Researchers are exploring training approaches that require less labeled data. Semi-supervised learning uses a small set of labeled examples plus a much larger collection of unlabeled images, letting the system find patterns in the unlabeled data guided by the labeled subset. Unsupervised learning attempts to find structure without any labels at all, though this works better for some tasks than others.

Still, supervised learning with massive, high-quality, labeled datasets remains the gold standard for computer vision. Deep learning architectures have achieved remarkable performance—but only when fed correspondingly massive datasets.

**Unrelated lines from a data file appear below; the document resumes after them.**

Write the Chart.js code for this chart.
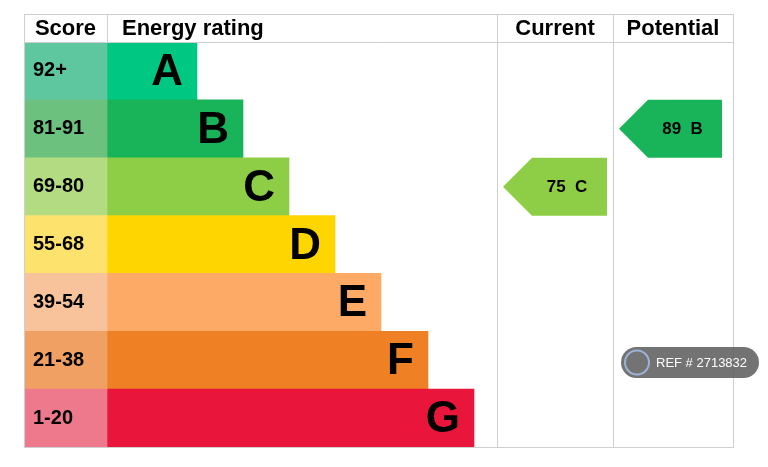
<!DOCTYPE html>
<html>
<head>
<meta charset="utf-8">
<script src="https://cdn.jsdelivr.net/npm/chart.js@4/dist/chart.umd.min.js"></script>
<style>
  body { margin: 0; background: #fff; }
  #wrap { width: 768px; height: 467px; }
</style>
</head>
<body>
<div id="wrap"><canvas id="epc"></canvas></div>
<script>
const ratings = ["A", "B", "C", "D", "E", "F", "G"];
const scores = ["92+", "81-91", "69-80", "55-68", "39-54", "21-38", "1-20"];
const barLengths = [90, 136, 182, 228, 274, 321, 367];
const barColors = ["#00c781", "#19b459", "#8dce46", "#ffd500", "#fcaa65", "#ef8023", "#e9153b"];
const scoreColors = ["#5fc79f", "#6cc17f", "#b3dc82", "#fde36e", "#f8c39a", "#efa062", "#ef798c"];
const current = { value: 75, rating: "C" };
const potential = { value: 89, rating: "B" };

const SCORE_W = 83;

const tablePlugin = {
  id: "table",
  afterDatasetsDraw(chart) {
    const ctx = chart.ctx, a = chart.chartArea, x = chart.scales.x, y = chart.scales.y;
    const curX = x.getPixelForValue(390), potX = x.getPixelForValue(506);
    const top = 14;
    ctx.save();
    // letters in bars
    ctx.fillStyle = "#000";
    ctx.font = "bold 44px 'Liberation Sans', Arial, sans-serif";
    ctx.textAlign = "right"; ctx.textBaseline = "middle";
    ratings.forEach((r, i) => {
      ctx.fillText(r, x.getPixelForValue(barLengths[i]) - 14, y.getPixelForValue(i) + 2);
    });
    ctx.font = "bold 20px 'Liberation Sans', Arial, sans-serif";
    ctx.textAlign = "left";
    scores.forEach((s, i) => ctx.fillText(s, a.left + 9, y.getPixelForValue(i)));
    // grid
    ctx.strokeStyle = "#cfcfcf"; ctx.lineWidth = 1;
    ctx.strokeRect(a.left + 0.5, top + 0.5, a.right - a.left, a.bottom - top);
    ctx.beginPath();
    ctx.moveTo(a.left, a.top + 0.5); ctx.lineTo(a.right, a.top + 0.5);
    const sx = x.getPixelForValue(0);
    ctx.moveTo(sx + 0.5, top); ctx.lineTo(sx + 0.5, a.top);
    ctx.moveTo(curX + 0.5, top); ctx.lineTo(curX + 0.5, a.bottom);
    ctx.moveTo(potX + 0.5, top); ctx.lineTo(potX + 0.5, a.bottom);
    ctx.stroke();
    // headers
    ctx.font = "bold 22px 'Liberation Sans', Arial, sans-serif";
    const hy = (top + a.top) / 2 + 1;
    ctx.textAlign = "center";
    ctx.fillText("Score", (a.left + sx) / 2, hy);
    ctx.fillText("Current", (curX + potX) / 2, hy);
    ctx.fillText("Potential", (potX + a.right) / 2, hy);
    ctx.textAlign = "left";
    ctx.fillText("Energy rating", sx + 15, hy);
    // arrows
    function arrow(info, x0, x1) {
      const i = ratings.indexOf(info.rating);
      const cy = y.getPixelForValue(i), h = 58;
      ctx.fillStyle = barColors[i];
      ctx.beginPath();
      ctx.moveTo(x0, cy); ctx.lineTo(x0 + 29, cy - h / 2); ctx.lineTo(x1, cy - h / 2);
      ctx.lineTo(x1, cy + h / 2); ctx.lineTo(x0 + 29, cy + h / 2); ctx.closePath(); ctx.fill();
      ctx.fillStyle = "#000";
      ctx.font = "bold 17px 'Liberation Sans', Arial, sans-serif";
      ctx.textAlign = "center";
      ctx.fillText(info.value + "  " + info.rating, (x0 + x1) / 2 + 12, cy + 1);
    }
    arrow(current, curX + 6, curX + 110);
    arrow(potential, potX + 6, potX + 109);
    // watermark
    ctx.fillStyle = "rgba(90,90,90,0.85)";
    ctx.beginPath(); ctx.roundRect(621, 347, 138, 31, 15.5); ctx.fill();
    ctx.strokeStyle = "#9bb3d6"; ctx.lineWidth = 2;
    ctx.beginPath(); ctx.arc(637, 362.5, 12, 0, Math.PI * 2); ctx.stroke();
    ctx.fillStyle = "#fff";
    ctx.font = "13px 'Liberation Sans', Arial, sans-serif";
    ctx.textAlign = "left";
    ctx.fillText("REF # 2713832", 656, 363);
    ctx.restore();
  }
};

new Chart(document.getElementById("epc"), {
  type: "bar",
  data: {
    labels: ratings,
    datasets: [
      { data: ratings.map(() => [-SCORE_W, 0]), backgroundColor: scoreColors, grouped: false },
      { data: barLengths.map(v => [0, v]), backgroundColor: barColors, grouped: false }
    ]
  },
  options: {
    indexAxis: "y",
    responsive: true,
    maintainAspectRatio: false,
    animation: false,
    layout: { padding: { left: 24, right: 35, top: 42, bottom: 20 } },
    datasets: { bar: { categoryPercentage: 1, barPercentage: 1, borderWidth: 0 } },
    scales: {
      x: { display: false, min: -SCORE_W, max: 626 },
      y: { display: false }
    },
    plugins: { legend: { display: false }, tooltip: { enabled: false } }
  },
  plugins: [tablePlugin]
});
</script>
</body>
</html>
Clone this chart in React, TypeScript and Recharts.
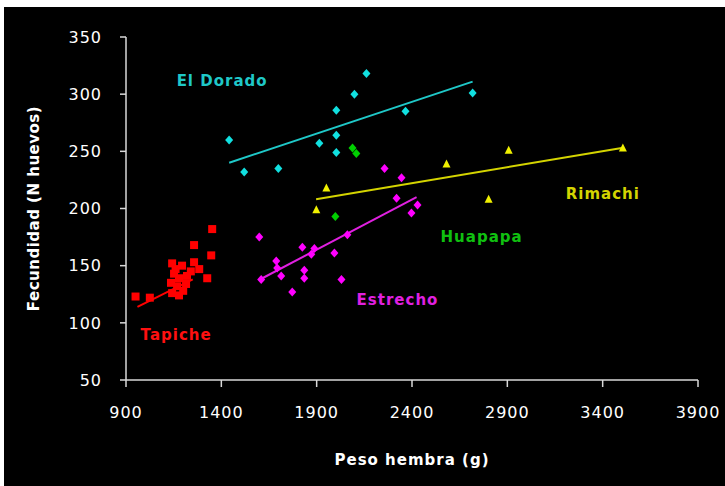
import React from 'react';
import {
  ScatterChart,
  Scatter,
  XAxis,
  YAxis,
  ReferenceLine,
  ReferenceDot,
  Label,
} from 'recharts';

// female weight (g) vs fecundity (no. of eggs), per locality
const tapiche = [
  { x: 950, y: 123 }, { x: 1025, y: 122 }, { x: 1142, y: 152 }, { x: 1194, y: 150 },
  { x: 1257, y: 153 }, { x: 1284, y: 147 }, { x: 1152, y: 143 }, { x: 1178, y: 139 },
  { x: 1220, y: 141 }, { x: 1326, y: 139 }, { x: 1136, y: 135 }, { x: 1168, y: 132 },
  { x: 1215, y: 134 }, { x: 1142, y: 126 }, { x: 1178, y: 124 }, { x: 1257, y: 168 },
  { x: 1347, y: 159 }, { x: 1352, y: 182 }, { x: 1160, y: 147 }, { x: 1240, y: 145 },
  { x: 1200, y: 128 },
];
const estrecho = [
  { x: 1599, y: 175 }, { x: 1609, y: 138 }, { x: 1688, y: 154 }, { x: 1693, y: 148 },
  { x: 1714, y: 141 }, { x: 1772, y: 127 }, { x: 1825, y: 166 }, { x: 1835, y: 146 },
  { x: 1835, y: 139 }, { x: 1872, y: 160 }, { x: 1888, y: 165 }, { x: 1993, y: 161 },
  { x: 2030, y: 138 }, { x: 2061, y: 177 }, { x: 2256, y: 235 }, { x: 2345, y: 227 },
  { x: 2319, y: 209 }, { x: 2429, y: 203 }, { x: 2397, y: 196 },
];
const elDorado = [
  { x: 1441, y: 260 }, { x: 1520, y: 232 }, { x: 1699, y: 235 }, { x: 1914, y: 257 },
  { x: 2003, y: 264 }, { x: 2003, y: 249 }, { x: 2003, y: 286 }, { x: 2098, y: 300 },
  { x: 2161, y: 318 }, { x: 2366, y: 285 }, { x: 2718, y: 301 },
];
const huapapa = [
  { x: 2088, y: 253 }, { x: 2108, y: 248 }, { x: 1998, y: 193 },
];
const rimachi = [
  { x: 1898, y: 199 }, { x: 1951, y: 218 }, { x: 2581, y: 239 }, { x: 2802, y: 208 },
  { x: 2907, y: 251 }, { x: 3506, y: 253 },
];

// trend lines: [start, end]
const tapicheTrend = [{ x: 960, y: 114 }, { x: 1250, y: 138 }];
const estrechoTrend = [{ x: 1615, y: 139 }, { x: 2424, y: 210 }];
const elDoradoTrend = [{ x: 1441, y: 240 }, { x: 2718, y: 311 }];
const rimachiTrend = [{ x: 1897, y: 208 }, { x: 3500, y: 253 }];

const xTicks = [900, 1400, 1900, 2400, 2900, 3400, 3900];
const yTicks = [50, 100, 150, 200, 250, 300, 350];

const groupLabels = [
  { name: 'El Dorado', x: 1404, y: 312, color: '#1fc8c8' },
  { name: 'Rimachi', x: 3401, y: 213, color: '#d4d400' },
  { name: 'Huapapa', x: 2765, y: 175, color: '#10c010' },
  { name: 'Estrecho', x: 2324, y: 120, color: '#e020e0' },
  { name: 'Tapiche', x: 1163, y: 90, color: '#ff1010' },
];

const FONT = '"DejaVu Sans", sans-serif';

const Square = (color: string) => (props: any) => (
  <rect x={props.cx - 4} y={props.cy - 4} width={8} height={8} fill={color} />
);
const Diamond = (color: string) => (props: any) => {
  const { cx, cy } = props;
  return (
    <polygon
      points={`${cx},${cy - 4.5} ${cx + 4},${cy} ${cx},${cy + 4.5} ${cx - 4},${cy}`}
      fill={color}
    />
  );
};
const Triangle = (color: string) => (props: any) => {
  const { cx, cy } = props;
  return (
    <polygon points={`${cx},${cy - 4.5} ${cx + 4},${cy + 3.5} ${cx - 4},${cy + 3.5}`} fill={color} />
  );
};

export default function App() {
  const tick = { fill: '#ffffff', fontSize: 16, fontFamily: FONT, letterSpacing: 1 };
  return (
    <div style={{ position: 'fixed', left: 0, top: 0, width: 725, height: 486, background: '#fff' }}>
      <div style={{ position: 'absolute', left: 4, top: 7, width: 721, height: 479, background: '#000' }}>
        <ScatterChart width={721} height={479} margin={{ top: 30, right: 27, bottom: 0, left: 0 }}>
          <XAxis
            type="number"
            dataKey="x"
            domain={[900, 3900]}
            ticks={xTicks}
            interval={0}
            height={106}
            stroke="#d8d8d8"
            strokeWidth={1.5}
            tickSize={7}
            tickMargin={20}
            tick={tick}
          >
            <Label
              content={({ viewBox }: any) => (
                <text
                  x={viewBox.x + viewBox.width / 2}
                  y={453}
                  fill="#ffffff"
                  fontSize={15}
                  fontWeight="bold"
                  fontFamily={FONT}
                  letterSpacing={1}
                  textAnchor="middle"
                  dominantBaseline="middle"
                >
                  Peso hembra (g)
                </text>
              )}
            />
          </XAxis>
          <YAxis
            type="number"
            dataKey="y"
            domain={[50, 350]}
            ticks={yTicks}
            interval={0}
            width={122}
            stroke="#d8d8d8"
            strokeWidth={1.5}
            tickSize={6}
            tickMargin={18}
            tick={tick}
          >
            <Label
              content={({ viewBox }: any) => {
                const cy = viewBox.y + viewBox.height / 2;
                return (
                  <text
                    x={30}
                    y={cy}
                    transform={`rotate(-90 30 ${cy})`}
                    fill="#ffffff"
                    fontSize={15}
                    fontWeight="bold"
                    fontFamily={FONT}
                    letterSpacing={0.5}
                    textAnchor="middle"
                    dominantBaseline="middle"
                  >
                    Fecundidad (N huevos)
                  </text>
                );
              }}
            />
          </YAxis>

          <ReferenceLine segment={tapicheTrend} stroke="#ff0000" strokeWidth={2} />
          <ReferenceLine segment={estrechoTrend} stroke="#e020e0" strokeWidth={2} />
          <ReferenceLine segment={elDoradoTrend} stroke="#1fc8c8" strokeWidth={2} />
          <ReferenceLine segment={rimachiTrend} stroke="#d4d400" strokeWidth={2} />

          <Scatter data={tapiche} shape={Square('#ff0000')} isAnimationActive={false} />
          <Scatter data={estrecho} shape={Diamond('#ff00ff')} isAnimationActive={false} />
          <Scatter data={elDorado} shape={Diamond('#11e0e0')} isAnimationActive={false} />
          <Scatter data={huapapa} shape={Diamond('#00d000')} isAnimationActive={false} />
          <Scatter data={rimachi} shape={Triangle('#f0f000')} isAnimationActive={false} />

          {groupLabels.map((g) => (
            <ReferenceDot
              key={g.name}
              x={g.x}
              y={g.y}
              r={0}
              stroke="none"
              label={{
                value: g.name,
                position: 'center',
                fill: g.color,
                fontSize: 15,
                fontWeight: 'bold',
                fontFamily: FONT,
                letterSpacing: 1,
              }}
            />
          ))}
        </ScatterChart>
      </div>
    </div>
  );
}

The uncomfortable truth is that there's no such thing as a bias-free dataset. Every collection of images represents choices about what to include, how to frame it, and how to label it. Geographic distribution matters: images predominantly from North America will poorly represent conditions in Southeast Asia. Seasonal variation matters: train only on summer images and the system may falter in winter. Even camera selection matters: different sensors capture different ranges of light and color.

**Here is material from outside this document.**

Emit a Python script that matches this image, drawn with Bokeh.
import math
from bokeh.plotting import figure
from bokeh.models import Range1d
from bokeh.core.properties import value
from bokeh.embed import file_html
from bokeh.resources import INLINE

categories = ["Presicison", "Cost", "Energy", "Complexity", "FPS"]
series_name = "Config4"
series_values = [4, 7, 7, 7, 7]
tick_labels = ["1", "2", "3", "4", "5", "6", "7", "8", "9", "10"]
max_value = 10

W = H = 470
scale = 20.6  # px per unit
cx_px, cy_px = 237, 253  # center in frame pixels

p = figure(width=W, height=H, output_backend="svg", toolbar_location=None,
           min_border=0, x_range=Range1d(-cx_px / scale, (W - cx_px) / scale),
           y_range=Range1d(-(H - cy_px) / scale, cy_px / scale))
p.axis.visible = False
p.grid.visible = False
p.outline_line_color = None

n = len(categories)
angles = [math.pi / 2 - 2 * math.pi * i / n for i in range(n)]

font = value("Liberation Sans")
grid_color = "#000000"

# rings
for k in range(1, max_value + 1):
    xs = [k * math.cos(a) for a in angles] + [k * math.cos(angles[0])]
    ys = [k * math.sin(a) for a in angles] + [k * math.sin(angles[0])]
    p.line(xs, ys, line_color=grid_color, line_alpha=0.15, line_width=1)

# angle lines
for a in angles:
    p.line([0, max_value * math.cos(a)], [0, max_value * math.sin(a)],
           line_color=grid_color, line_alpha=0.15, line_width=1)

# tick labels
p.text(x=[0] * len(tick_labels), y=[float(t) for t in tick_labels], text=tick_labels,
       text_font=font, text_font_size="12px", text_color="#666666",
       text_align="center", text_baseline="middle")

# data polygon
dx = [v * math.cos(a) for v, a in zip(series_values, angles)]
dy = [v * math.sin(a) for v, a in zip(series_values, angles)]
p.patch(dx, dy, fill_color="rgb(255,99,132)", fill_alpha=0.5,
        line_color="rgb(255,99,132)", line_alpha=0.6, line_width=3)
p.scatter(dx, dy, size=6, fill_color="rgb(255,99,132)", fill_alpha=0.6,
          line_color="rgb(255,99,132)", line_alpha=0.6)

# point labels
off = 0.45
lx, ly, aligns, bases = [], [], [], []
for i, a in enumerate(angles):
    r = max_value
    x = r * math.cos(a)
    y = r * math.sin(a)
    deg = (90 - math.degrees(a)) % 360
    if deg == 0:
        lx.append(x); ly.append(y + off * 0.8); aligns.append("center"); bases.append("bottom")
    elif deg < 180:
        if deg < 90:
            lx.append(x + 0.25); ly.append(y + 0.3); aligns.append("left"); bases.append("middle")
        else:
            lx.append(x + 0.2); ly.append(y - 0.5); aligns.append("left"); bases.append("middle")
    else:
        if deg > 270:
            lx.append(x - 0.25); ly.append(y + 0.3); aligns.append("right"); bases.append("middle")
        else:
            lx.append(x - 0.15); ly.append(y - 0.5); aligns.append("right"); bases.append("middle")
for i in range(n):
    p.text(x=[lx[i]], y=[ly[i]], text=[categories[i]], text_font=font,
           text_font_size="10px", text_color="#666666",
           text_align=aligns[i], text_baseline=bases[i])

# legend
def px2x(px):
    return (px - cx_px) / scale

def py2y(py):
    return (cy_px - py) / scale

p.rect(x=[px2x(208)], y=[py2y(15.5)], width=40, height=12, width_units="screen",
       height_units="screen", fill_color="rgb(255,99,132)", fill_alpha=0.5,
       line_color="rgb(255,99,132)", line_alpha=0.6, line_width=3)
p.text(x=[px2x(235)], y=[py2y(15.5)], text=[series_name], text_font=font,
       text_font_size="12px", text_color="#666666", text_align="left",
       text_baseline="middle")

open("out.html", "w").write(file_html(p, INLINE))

Training Data as Infrastructure

We tend to think of AI systems as software—infinitely reproducible, easy to update. But these systems are more like organisms shaped by their developmental environment. The training data isn't just input; it's formative experience that determines what the system can perceive.

This makes transparency about training data composition increasingly important. When a computer vision system makes consequential decisions—approving loan applications based on video interviews, identifying suspects in surveillance footage, controlling vehicles in traffic—we need to know what it was trained to see. What examples shaped its understanding? What scenarios were underrepresented or absent entirely? What biases did the dataset encode?

Machine learning practitioners must make their datasets' limitations explicit rather than pretending to neutrality. The question isn't whether bias exists—it does, inevitably—but whether we acknowledge and account for it. What machines can see depends entirely on what we've shown them. And what we've shown them reveals as much about us as about the world.